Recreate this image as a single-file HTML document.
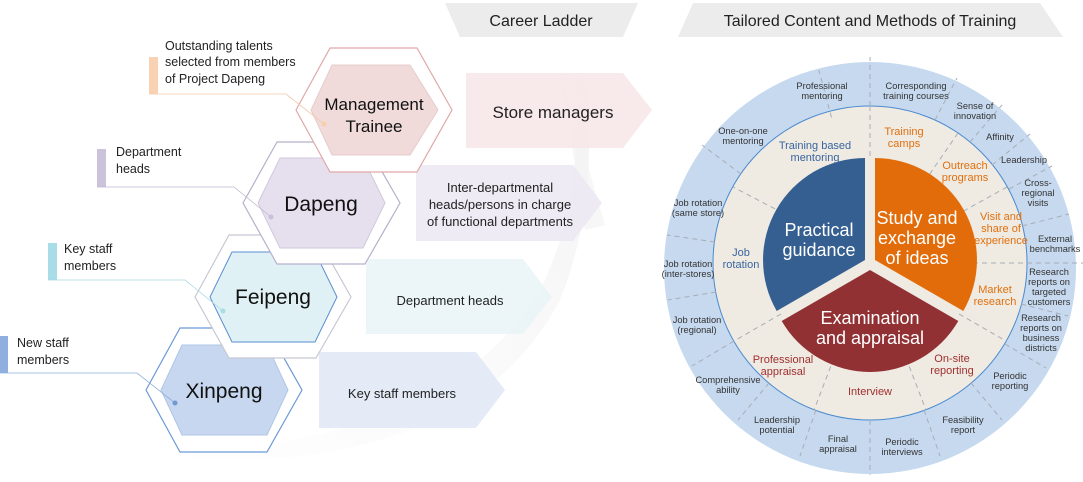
<!DOCTYPE html>
<html><head><meta charset="utf-8"><style>
html,body{margin:0;padding:0;background:#fff;}
svg{display:block;font-family:"Liberation Sans",sans-serif;}
</style></head><body>
<svg width="1083" height="482" viewBox="0 0 1083 482" xmlns="http://www.w3.org/2000/svg">
<defs>
<linearGradient id="sw" x1="0" y1="1" x2="1" y2="0">
<stop offset="0" stop-color="#f6f6f6" stop-opacity="0.1"/>
<stop offset="1" stop-color="#eeeeee" stop-opacity="0.7"/>
</linearGradient>
</defs>
<!-- swoosh -->
<path d="M190,460 Q470,470 560,300 Q600,200 585,80 L575,78 Q585,200 540,290 Q450,440 190,450 Z" fill="url(#sw)"/>
<path d="M560,70 L605,225 L585,230 Z" fill="#f4f4f4" opacity="0.7"/>
<!-- tabs -->
<polygon points="445,3 638,3 623,37 460,37" fill="#ececec"/>
<text x="541" y="26" font-size="16" text-anchor="middle" fill="#222">Career Ladder</text>
<polygon points="693,3 1040,3 1063,37 678,37" fill="#ececec"/>
<text x="870" y="26" font-size="16" text-anchor="middle" fill="#222">Tailored Content and Methods of Training</text>

<!-- arrows -->
<polygon points="466,73 623,73 652,110 623,148 466,148" fill="#f7e6e6" opacity="0.85"/>
<text x="553" y="118" font-size="17" text-anchor="middle" fill="#222">Store managers</text>
<polygon points="416,165 573,165 602,203 573,241 416,241" fill="#ebe7f2" opacity="0.85"/>
<text x="500" y="192" font-size="13" text-anchor="middle" fill="#222">Inter-departmental</text>
<text x="500" y="209" font-size="13" text-anchor="middle" fill="#222">heads/persons in charge</text>
<text x="500" y="226" font-size="13" text-anchor="middle" fill="#222">of functional departments</text>
<polygon points="366,259 523,259 552,297 523,334 366,334" fill="#e9f4f8" opacity="0.85"/>
<text x="450" y="305" font-size="13" text-anchor="middle" fill="#222">Department heads</text>
<polygon points="319,352 476,352 505,390 476,428 319,428" fill="#e1e9f6" opacity="0.9"/>
<text x="402" y="398" font-size="13" text-anchor="middle" fill="#222">Key staff members</text>

<!-- hexagons -->
<g>
<polygon points="146,390 180,328 267,328 302,390 267,452 180,452" fill="#fff" stroke="#6b9ad6" stroke-width="1.2"/>
<polygon points="161,390 182,345 267,345 288,390 267,435 182,435" fill="#c6d7ef" stroke="#b0c6e6"/>
<text x="224" y="398" font-size="21" text-anchor="middle" fill="#111">Xinpeng</text>
</g>
<g>
<polygon points="195,297 229,235 316,235 351,297 316,358 229,358" fill="#fff" stroke="#c8c8d4" stroke-width="1.2"/>
<polygon points="210,297 232,252 315,252 337,297 315,342 232,342" fill="#e0f1f6" stroke="#5a8ed0"/>
<text x="273" y="304" font-size="21" text-anchor="middle" fill="#111">Feipeng</text>
</g>
<g>
<polygon points="243,203 277,142 365,142 400,203 365,264 277,264" fill="#fff" stroke="#b8b0cc" stroke-width="1.2"/>
<polygon points="258,203 280,158 363,158 385,203 363,248 280,248" fill="#e6e0ee" stroke="#d0c8dc"/>
<text x="321" y="211" font-size="21" text-anchor="middle" fill="#111">Dapeng</text>
</g>
<g>
<polygon points="296,110 330,48 417,48 452,110 417,172 330,172" fill="#fff" stroke="#e0a8a8" stroke-width="1.2"/>
<polygon points="311,110 332,65 410,65 438,110 410,155 332,155" fill="#f0dada" stroke="#e6cccc"/>
<text x="374" y="110" font-size="17" text-anchor="middle" fill="#111">Management</text>
<text x="374" y="132" font-size="17" text-anchor="middle" fill="#111">Trainee</text>
</g>

<!-- left labels -->
<rect x="149" y="57" width="9" height="37" fill="#f9d2b4"/>
<polyline points="149,94 286,94 324,124" fill="none" stroke="#f5c8a8" stroke-width="0.8"/>
<circle cx="324" cy="124" r="2.5" fill="#f8d0a8"/>
<text font-size="12.5" fill="#222"><tspan x="165" y="50">Outstanding talents</tspan><tspan x="165" y="66">selected from members</tspan><tspan x="165" y="83">of Project Dapeng</tspan></text>

<rect x="97" y="149" width="9" height="38" fill="#cbc3da"/>
<polyline points="97,187 234,187 271,217" fill="none" stroke="#c0b8d0" stroke-width="0.8"/>
<circle cx="271" cy="217" r="2.5" fill="#c8c0d8"/>
<text font-size="12.5" fill="#222"><tspan x="116" y="156">Department</tspan><tspan x="116" y="173">heads</tspan></text>

<rect x="48" y="243" width="9" height="37" fill="#a8dce6"/>
<polyline points="48,280 185,280 223,311" fill="none" stroke="#a8d8e4" stroke-width="0.8"/>
<circle cx="223" cy="311" r="2.5" fill="#a8dce6"/>
<text font-size="12.5" fill="#222"><tspan x="64" y="253">Key staff</tspan><tspan x="64" y="270">members</tspan></text>

<rect x="0" y="336" width="8" height="37" fill="#8fb0de"/>
<polyline points="0,373 137,373 175,403" fill="none" stroke="#8fb0de" stroke-width="0.8"/>
<circle cx="175" cy="403" r="2.5" fill="#6f98d4"/>
<text font-size="12.5" fill="#222"><tspan x="17" y="347">New staff</tspan><tspan x="17" y="364">members</tspan></text>

<!-- circle -->
<circle cx="870" cy="268" r="206" fill="#c6d9ef"/>
<circle cx="870" cy="263" r="157" fill="#efebe2" stroke="#4a8ad0" stroke-width="1"/>
<g stroke="#a8adb5" stroke-width="1" stroke-dasharray="5,4" fill="none">
<line x1="870" y1="106" x2="870" y2="57"/>
<line x1="831.5" y1="117.5" x2="818.9" y2="70.1"/>
<line x1="935" y1="120" x2="957" y2="78"/>
<line x1="970" y1="142" x2="1002" y2="105"/>
<line x1="992" y1="165" x2="1030" y2="134"/>
<line x1="1009" y1="189" x2="1052" y2="166"/>
<line x1="1022" y1="226" x2="1069" y2="214"/>
<line x1="1027" y1="263" x2="1083" y2="263"/>
<line x1="1021" y1="304" x2="1068" y2="316"/>
<line x1="1005" y1="344" x2="1046" y2="368"/>
<line x1="971" y1="383" x2="1002" y2="420"/>
<line x1="924" y1="410" x2="940" y2="456"/>
<line x1="870" y1="420" x2="870" y2="475"/>
<line x1="816" y1="410" x2="800" y2="456"/>
<line x1="769" y1="383" x2="738" y2="420"/>
<line x1="734" y1="341" x2="692" y2="366"/>
<line x1="716" y1="292" x2="668" y2="300"/>
<line x1="715" y1="242" x2="667" y2="235"/>
<line x1="741" y1="174" x2="702" y2="145"/>
<line x1="870" y1="106" x2="870" y2="160"/>
<line x1="958" y1="133" x2="927" y2="178"/>
<line x1="1007" y1="187" x2="960" y2="213"/>
<line x1="973" y1="263" x2="1027" y2="263"/>
<line x1="959" y1="314" x2="1006" y2="341"/>
<line x1="906" y1="358" x2="926" y2="410"/>
<line x1="834" y1="358" x2="814" y2="410"/>
<line x1="781" y1="314" x2="734" y2="341"/>
<line x1="783" y1="213" x2="733" y2="187"/>
</g>
<!-- pie -->
<path d="M865,260 L865,158 A102,102 0 0 0 776.7,311 Z" fill="#355f91"/>
<path d="M875,260 L875,158 A102,102 0 0 1 963.3,311 Z" fill="#e36c0a"/>
<path d="M870,270 L958.3,321 A102,102 0 0 1 781.7,321 Z" fill="#923134"/>
<g fill="#fff" text-anchor="middle" font-size="18">
<text x="819" y="236">Practical</text><text x="819" y="256">guidance</text>
<text x="917" y="224">Study and</text><text x="917" y="244">exchange</text><text x="917" y="264">of ideas</text>
<text x="870" y="324">Examination</text><text x="870" y="344">and appraisal</text>
</g>
<g text-anchor="middle" font-size="11">
<g fill="#3a64a0"><text x="815" y="149">Training based</text><text x="815" y="161">mentoring</text><text x="741" y="256">Job</text><text x="741" y="268">rotation</text></g>
<g fill="#e07010"><text x="904" y="135">Training</text><text x="904" y="147">camps</text><text x="965" y="169">Outreach</text><text x="965" y="181">programs</text><text x="1001" y="220">Visit and</text><text x="1001" y="232">share of</text><text x="1001" y="244">experience</text><text x="995" y="293">Market</text><text x="995" y="305">research</text></g>
<g fill="#a03030"><text x="952" y="362">On-site</text><text x="952" y="374">reporting</text><text x="870" y="395">Interview</text><text x="783" y="363">Professional</text><text x="783" y="375">appraisal</text></g>
</g>
<g text-anchor="middle" font-size="9.3" fill="#333">
<text x="822" y="89">Professional</text><text x="822" y="99">mentoring</text>
<text x="916" y="89">Corresponding</text><text x="916" y="99">training courses</text>
<text x="975" y="109">Sense of</text><text x="975" y="119">innovation</text>
<text x="1000" y="140">Affinity</text>
<text x="1024" y="163">Leadership</text>
<text x="1038" y="186">Cross-</text><text x="1038" y="196">regional</text><text x="1038" y="206">visits</text>
<text x="1055" y="242">External</text><text x="1055" y="252">benchmarks</text>
<text x="1049" y="275">Research</text><text x="1049" y="285">reports on</text><text x="1049" y="295">targeted</text><text x="1049" y="305">customers</text>
<text x="1041" y="321">Research</text><text x="1041" y="331">reports on</text><text x="1041" y="341">business</text><text x="1041" y="351">districts</text>
<text x="1010" y="379">Periodic</text><text x="1010" y="389">reporting</text>
<text x="963" y="423">Feasibility</text><text x="963" y="433">report</text>
<text x="902" y="445">Periodic</text><text x="902" y="455">interviews</text>
<text x="838" y="442">Final</text><text x="838" y="452">appraisal</text>
<text x="777" y="423">Leadership</text><text x="777" y="433">potential</text>
<text x="728" y="383">Comprehensive</text><text x="728" y="393">ability</text>
<text x="697" y="323">Job rotation</text><text x="697" y="333">(regional)</text>
<text x="688" y="267">Job rotation</text><text x="688" y="277">(inter-stores)</text>
<text x="698" y="206">Job rotation</text><text x="698" y="216">(same store)</text>
<text x="743" y="134">One-on-one</text><text x="743" y="144">mentoring</text>
</g>
</svg>
</body></html>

^^^^^^^^

TASK REQUIREMENTS —
Reproduce the material above from its first line through the line containing "Methods of Training</text>", both ends included, and skip every picture.

FINAL RESULT —
Recreate this image as a single-file HTML document.
<!DOCTYPE html>
<html><head><meta charset="utf-8"><style>
html,body{margin:0;padding:0;background:#fff;}
svg{display:block;font-family:"Liberation Sans",sans-serif;}
</style></head><body>
<svg width="1083" height="482" viewBox="0 0 1083 482" xmlns="http://www.w3.org/2000/svg">
<defs>
<linearGradient id="sw" x1="0" y1="1" x2="1" y2="0">
<stop offset="0" stop-color="#f6f6f6" stop-opacity="0.1"/>
<stop offset="1" stop-color="#eeeeee" stop-opacity="0.7"/>
</linearGradient>
</defs>
<!-- swoosh -->
<path d="M190,460 Q470,470 560,300 Q600,200 585,80 L575,78 Q585,200 540,290 Q450,440 190,450 Z" fill="url(#sw)"/>
<path d="M560,70 L605,225 L585,230 Z" fill="#f4f4f4" opacity="0.7"/>
<!-- tabs -->
<polygon points="445,3 638,3 623,37 460,37" fill="#ececec"/>
<text x="541" y="26" font-size="16" text-anchor="middle" fill="#222">Career Ladder</text>
<polygon points="693,3 1040,3 1063,37 678,37" fill="#ececec"/>
<text x="870" y="26" font-size="16" text-anchor="middle" fill="#222">Tailored Content and Methods of Training</text>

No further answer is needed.